The molecules that 'vibrate' are the ones producing the sound wave. Like your vocal chords. They are made up of molecules (GASP!). Or a crystal emitter used in an offensive sonic oscillation device. Once you have that initial vibrator that impacts with particles, then the 'chain reaction' of particles hitting other particles starts, forming a wave in the particle 'bath' that is the atmosphere.
You can have shockwaves, you can have gravitic waves, you can have varying wavelengths of light...

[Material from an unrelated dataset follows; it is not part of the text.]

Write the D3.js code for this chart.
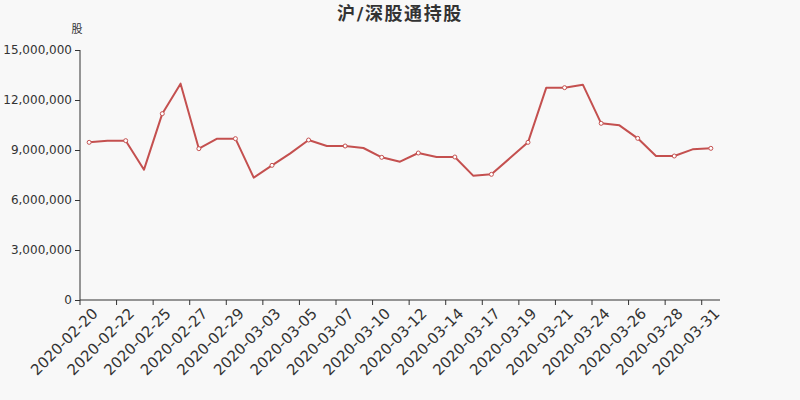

But space is very sparse in matter, as I said. There's just not enough of it for sound to work. Waves don't just keep going- especially if there's nothing to interact with. Can you hear someone on the other side of the planet without the assistance of technology? No, you can't. There's a limit to how far a wave can reach. In space, soundwaves have a practically nullified reach. It'd barely leave the emitter, whatever it may be. You'd need to form a stream of particles, then send sonic waves through it... which is likely more trouble than its worth. Best to just intensify that particle stream into something lethal, or rely on another form of waves that are far more effective in space.
Electricity in our powerlines and even in nature is basically just a string of electrons. Which orbit molecules.
E=MC^2. Energy is a factor of Matter at speed. It transfers more efficiently between the two states as it approaches the speed of light squared (impossible to reach C, let alone C^2). This is evident in Kinetic Energy, which is basically just the 'Energy' of Matter in motion. As soon as that Matter impacts with another Matter, it transfers some of that Energy to the other object, causing it to be sent further along. There is also Potential Energy, which is the 'possible' energy of Matter, which exists while it is at rest. However, matter is rarely truly at rest. Solid matter, for instance, is constantly vibrating, despite its solid nature.
However, solid matter doesn't produce waves on its own. Gravity helps produce waves - especially with respect to the gravity of the Moon and Sun acting upon the looser molecules of our planet so that water and air currents exist. Without the Moon, we wouldn't have waves on our beaches. At least not with the regularity or intensity that they tend to be. Glacial melting causes waves, as well- by the large bits melting and cracks forming that send chunks crashing into the ocean. The impact into the 'medium' that is the ocean produces a Tsunami - a devastating form of oceanic wave. This does not produce as much devastation in the atmosphere as it does via the water. The higher volume is what causes this.
Even if there is theoretically enough matter in space to perpetuate the sound wave vibrations, there's just such sparseness of the kind of matter that sound works with for anything involving sound to be effective.
EDIT:
"Collapsed stars generate black holes. Collapsed stars are matter. My left foot is also matter. Therefore my left food can generate black holes. You've never witnessed my left foot generating black holes, because none of you have witnessed my feet. But Tesla witnessed my feet."